Liesel is healing with Hans's care. The fact is mentioned that the town is near the concentration camp of Dachau where the townspeople often see Jews on their way there. Dachau was the first camp in Nazi Germany for political prisoners, established in 1933. It was a forced labor camp for munitions. It held Jews, gypsies, Jehovah's Witnesses, Poles, communists, Russian prisoners of war, and other ethnic groups deemed “non-Aryan,” as well as German sympathizers of these groups. In 1945, 30,000 people were set free from Dachau by the Allied forces.
Summary of “The Heavyweight Champion of the School-Yard”
In September of 1939, two things happened: World War Two began with the German invasion of Poland, and Liesel became a fighting champion on the playground. Rationing begins, and Hans is secretly depressed. In school, Liesel is doing better at reading but is disruptive in the younger classes and frequently gets a watschen or beating from the teacher, the fierce nun, Sister Maria. In one class, Liesel pretends to read aloud like the other children by reciting a passage she had memorized from The Gravedigger's Handbook. The class laughs at her. At recess, a boy taunts her, and she begins fighting with him, giving him a good licking while a crowd gathers. She is given a beating herself by the nun. As she walks home with Rudy, she remembers her lost family and her failures, her beating, and she crouches in the ditch weeping as it begins to rain. Finally, Rudy puts his arm around her.
Commentary on “The Heavyweight Champion of the School-Yard”

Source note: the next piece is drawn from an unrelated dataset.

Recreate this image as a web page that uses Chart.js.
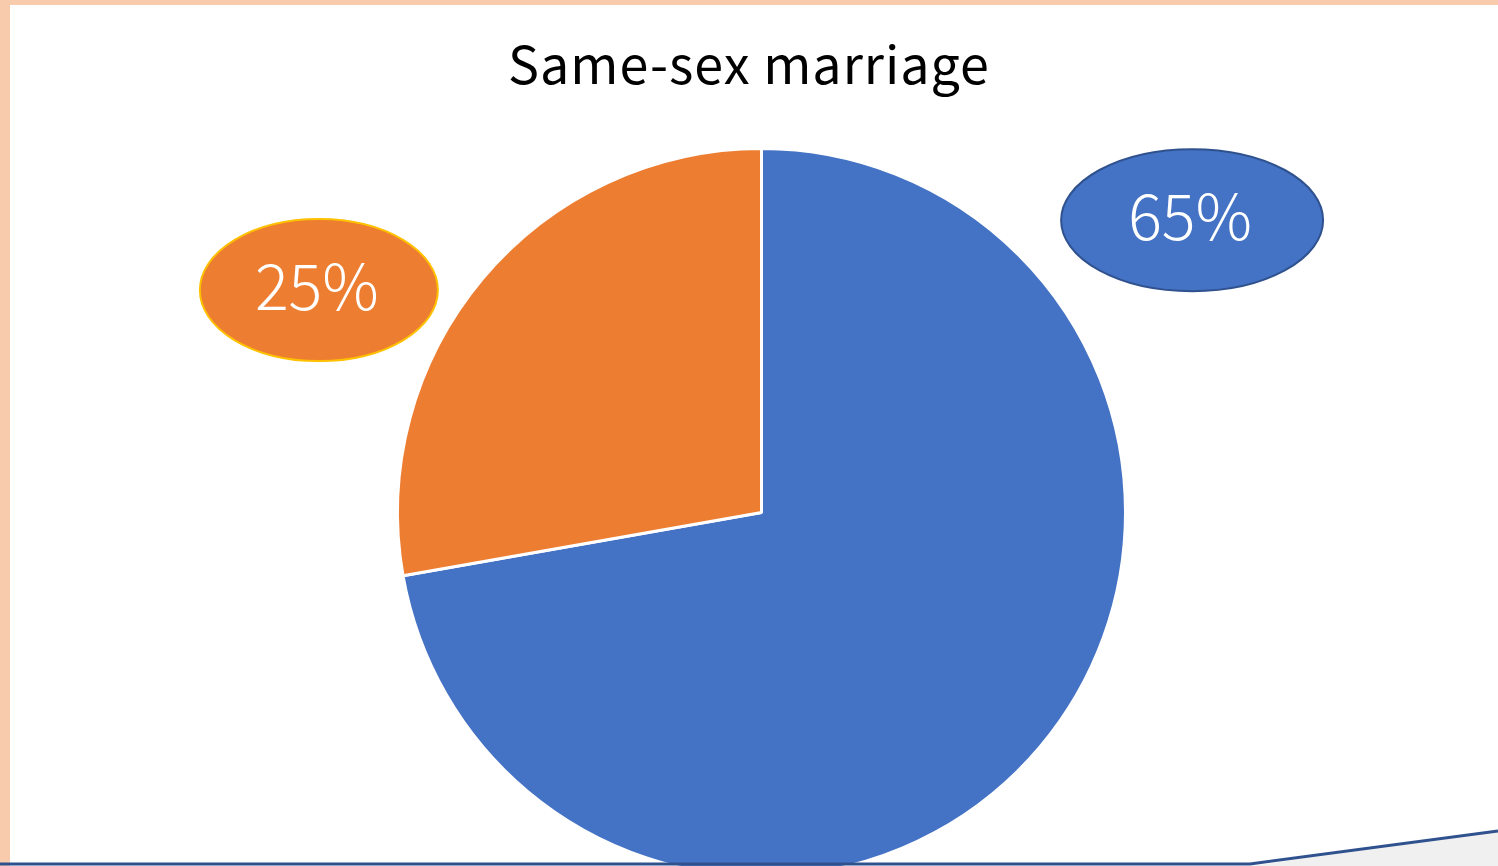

This last scene in Part One shows the beginning of the world war and Liesel's private war. They are connected, for she would not be there if her family had not already been destroyed by Hitler. Liesel, however, though scrawny and illiterate, is a fighter, as she shows. She does not take adversity lying down. This is the quality of a survivor. She proves herself and thereafter, the other kids accept her and stay clear of her.